Return the records from the first line through the line containing "const knowledgeBalanceY = [1.84, 5.55];", and leave out the pictures.

Figure scripts
((

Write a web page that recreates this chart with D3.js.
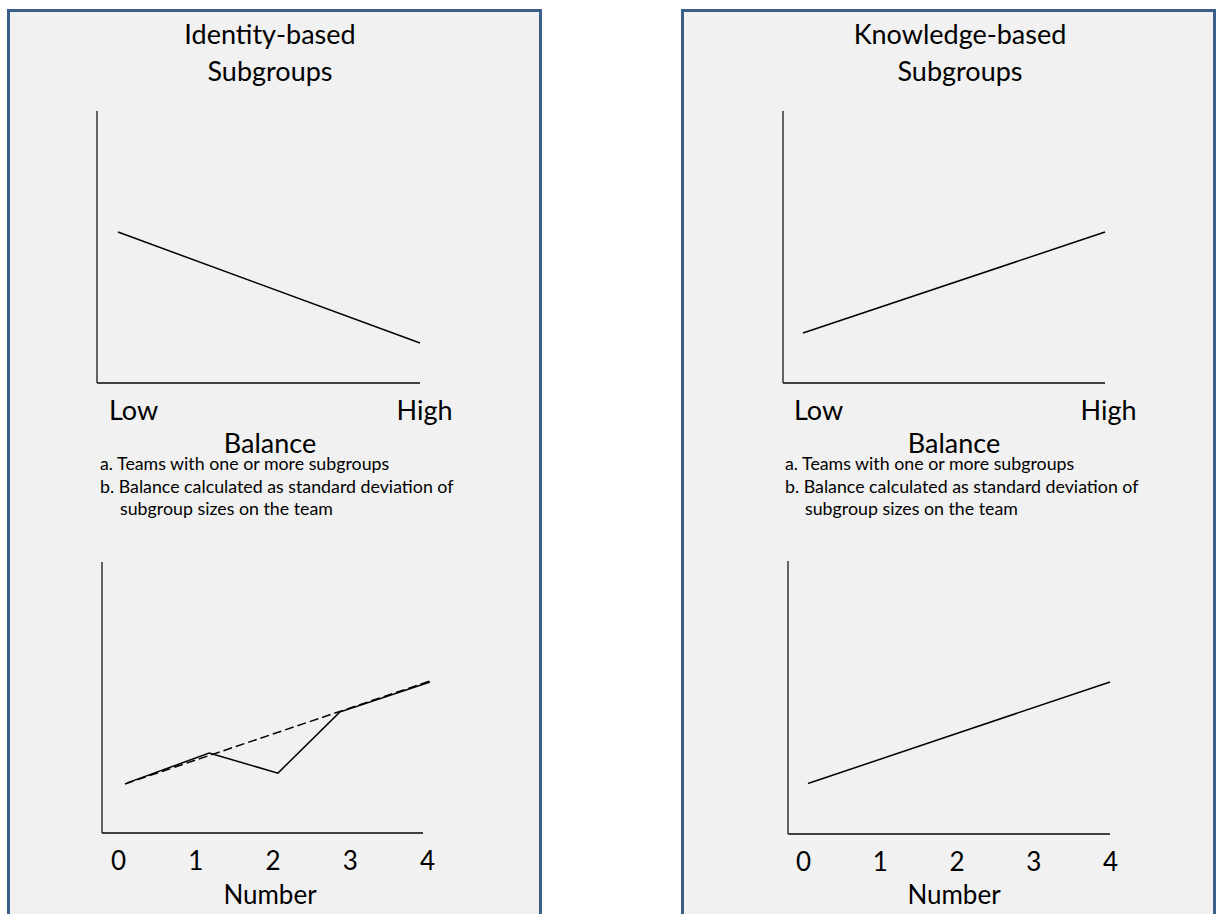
<!DOCTYPE html>
<html>
<head>
<meta charset="utf-8">
<script src="https://cdn.jsdelivr.net/npm/d3@7"></script>
<style>
  html, body { margin: 0; padding: 0; background: #ffffff; }
  svg { display: block; }
  text { font-family: Lato, "Open Sans", sans-serif; fill: #000; }
</style>
</head>
<body>
<svg id="chart" width="1217" height="914"></svg>
<script>
// ---------------- DATA ----------------
const panelTitles = [["Identity-based", "Subgroups"], ["Knowledge-based", "Subgroups"]];
const balanceLabels = ["Low", "High"];
const balanceAxisTitle = "Balance";
const notes = [
  "a. Teams with one or more subgroups",
  "b. Balance calculated as standard deviation of",
  "subgroup sizes on the team"
];
const numberTicks = [0, 1, 2, 3, 4];
const numberAxisTitle = "Number";

// Balance panels: x on 0–1 balance scale, y on 0–10 outcome scale
const identityBalanceX = [0.065, 1.0];
const identityBalanceY = [5.55, 1.47];
const knowledgeBalanceX = [0.062, 1.0];
const knowledgeBalanceY = [1.84, 5.55];

// Number panels: x = number of subgroups, y on 0–10 outcome scale
const identityNumberX = [0.12, 1.18, 2.07, 2.87, 4.04];
const identityNumberY = [1.85, 2.95, 2.21, 4.46, 5.57];
const identityTrendX = [0.09, 4.04];
const identityTrendY = [1.81, 5.61];
const knowledgeNumberX = [0.065, 4.0];
const knowledgeNumberY = [1.85, 5.57];

// ---------------- LAYOUT ----------------
const svg = d3.select("#chart");
const FONT_BIG = 27;
const FONT_NOTE = 17.8;
const panels = [
  { x: 8.5, w: 532, cx: 270, tx: 270,
    top: { x0: 97, x1: 420, y0: 111, y1: 383, lowX: 133, highX: 424 },
    bot: { x0: 102, x1: 423, y0: 562, y1: 833, t0: 118, t4: 427 },
    notesX: 100,
    balX: identityBalanceX, balY: identityBalanceY,
    numSeries: [
      { x: identityNumberX, y: identityNumberY, dash: null },
      { x: identityTrendX, y: identityTrendY, dash: "9,4" }
    ] },
  { x: 682.5, w: 532, cx: 954, tx: 960,
    top: { x0: 783, x1: 1105, y0: 111, y1: 383, lowX: 818, highX: 1108 },
    bot: { x0: 788, x1: 1110, y0: 561, y1: 834, t0: 803, t4: 1110 },
    notesX: 785,
    balX: knowledgeBalanceX, balY: knowledgeBalanceY,
    numSeries: [
      { x: knowledgeNumberX, y: knowledgeNumberY, dash: null }
    ] }
];

panels.forEach((p, i) => {
  const g = svg.append("g");
  // panel box
  g.append("rect")
    .attr("x", p.x).attr("y", 10.5)
    .attr("width", p.w).attr("height", 1000)
    .attr("fill", "#f1f1f1")
    .attr("stroke", "#3a5f8b").attr("stroke-width", 3);

  // title
  const title = g.append("text")
    .attr("text-anchor", "middle")
    .attr("font-size", FONT_BIG);
  panelTitles[i].forEach((t, k) => {
    title.append("tspan").attr("x", p.tx).attr("y", 44 + k * 37).text(t);
  });

  // ---------- top chart (Balance) ----------
  const T = p.top;
  const xb = d3.scaleLinear().domain([0, 1]).range([T.x0, T.x1]);
  const yb = d3.scaleLinear().domain([0, 10]).range([T.y1, T.y0]);
  g.append("line").attr("x1", T.x0).attr("x2", T.x0).attr("y1", T.y0).attr("y2", T.y1)
    .attr("stroke", "#333").attr("stroke-width", 1.5);
  g.append("line").attr("x1", T.x0).attr("x2", T.x1).attr("y1", T.y1).attr("y2", T.y1)
    .attr("stroke", "#404040").attr("stroke-width", 2);

  const balData = p.balX.map((v, k) => [v, p.balY[k]]);
  g.append("path").datum(balData)
    .attr("fill", "none").attr("stroke", "#000").attr("stroke-width", 1.5)
    .attr("d", d3.line().x(d => xb(d[0])).y(d => yb(d[1])));

  const lowHigh = d3.scalePoint().domain(balanceLabels).range([T.lowX, T.highX]);
  const axB = g.append("g").attr("transform", `translate(0,${T.y1 + 37})`)
    .call(d3.axisBottom(lowHigh).tickSize(0).tickPadding(0));
  axB.select(".domain").remove();
  axB.selectAll("text").attr("font-size", FONT_BIG).attr("font-family", "Lato, sans-serif").attr("fill", "#000").attr("dy", 0);

  g.append("text").attr("x", p.cx).attr("y", 453)
    .attr("text-anchor", "middle").attr("font-size", FONT_BIG).text(balanceAxisTitle);

  notes.forEach((t, k) => {
    g.append("text")
      .attr("x", p.notesX + (k === 2 ? 20 : 0))
      .attr("y", 470 + k * 22.5)
      .attr("font-size", FONT_NOTE)
      .text(t);
  });

  // ---------- bottom chart (Number) ----------
  const B = p.bot;
  const xn = d3.scaleLinear().domain([0, 4]).range([B.t0, B.t4]);
  const yn = d3.scaleLinear().domain([0, 10]).range([B.y1, B.y0]);
  g.append("line").attr("x1", B.x0).attr("x2", B.x0).attr("y1", B.y0).attr("y2", B.y1)
    .attr("stroke", "#333").attr("stroke-width", 1.5);
  g.append("line").attr("x1", B.x0).attr("x2", B.x1).attr("y1", B.y1).attr("y2", B.y1)
    .attr("stroke", "#404040").attr("stroke-width", 2);

  p.numSeries.forEach(s => {
    const d = s.x.map((v, k) => [v, s.y[k]]);
    g.append("path").datum(d)
      .attr("fill", "none").attr("stroke", "#000").attr("stroke-width", 1.5)
      .attr("stroke-dasharray", s.dash)
      .attr("d", d3.line().x(q => xn(q[0])).y(q => yn(q[1])));
  });

  const axN = g.append("g").attr("transform", `translate(0,${B.y1 + 37})`)
    .call(d3.axisBottom(xn).tickValues(numberTicks).tickFormat(d3.format("d")).tickSize(0).tickPadding(0));
  axN.select(".domain").remove();
  axN.selectAll("text").attr("font-size", 26).attr("font-family", "Lato, sans-serif").attr("fill", "#000").attr("dy", 0);

  g.append("text").attr("x", p.cx).attr("y", 904)
    .attr("text-anchor", "middle").attr("font-size", 26).text(numberAxisTitle);
});
</script>
</body>
</html>
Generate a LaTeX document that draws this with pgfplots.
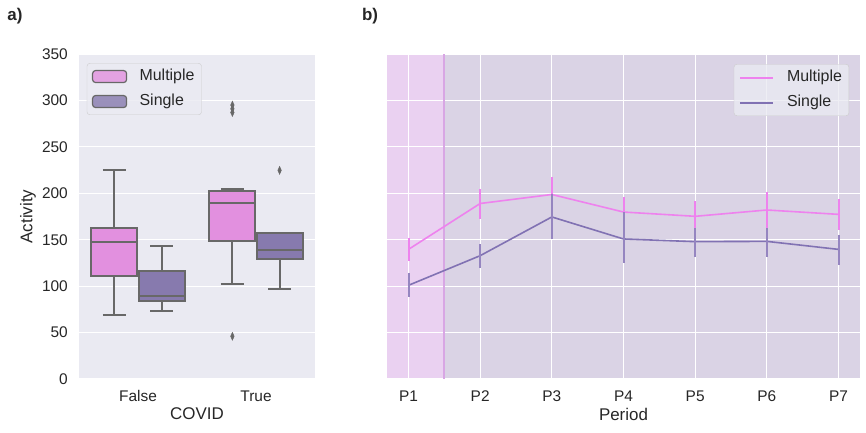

))

[The result]:
Write a web page that recreates this chart with D3.js.
<!DOCTYPE html>
<html>
<head>
<meta charset="utf-8">
<script src="https://cdn.jsdelivr.net/npm/d3@7"></script>
<style>
  html, body { margin: 0; padding: 0; background: #ffffff; }
  svg { display: block; }
  text { font-family: Lato, "Open Sans", sans-serif; fill: #000; }
</style>
</head>
<body>
<svg id="chart" width="1217" height="914"></svg>
<script>
// ---------------- DATA ----------------
const panelTitles = [["Identity-based", "Subgroups"], ["Knowledge-based", "Subgroups"]];
const balanceLabels = ["Low", "High"];
const balanceAxisTitle = "Balance";
const notes = [
  "a. Teams with one or more subgroups",
  "b. Balance calculated as standard deviation of",
  "subgroup sizes on the team"
];
const numberTicks = [0, 1, 2, 3, 4];
const numberAxisTitle = "Number";

// Balance panels: x on 0–1 balance scale, y on 0–10 outcome scale
const identityBalanceX = [0.065, 1.0];
const identityBalanceY = [5.55, 1.47];
const knowledgeBalanceX = [0.062, 1.0];
const knowledgeBalanceY = [1.84, 5.55];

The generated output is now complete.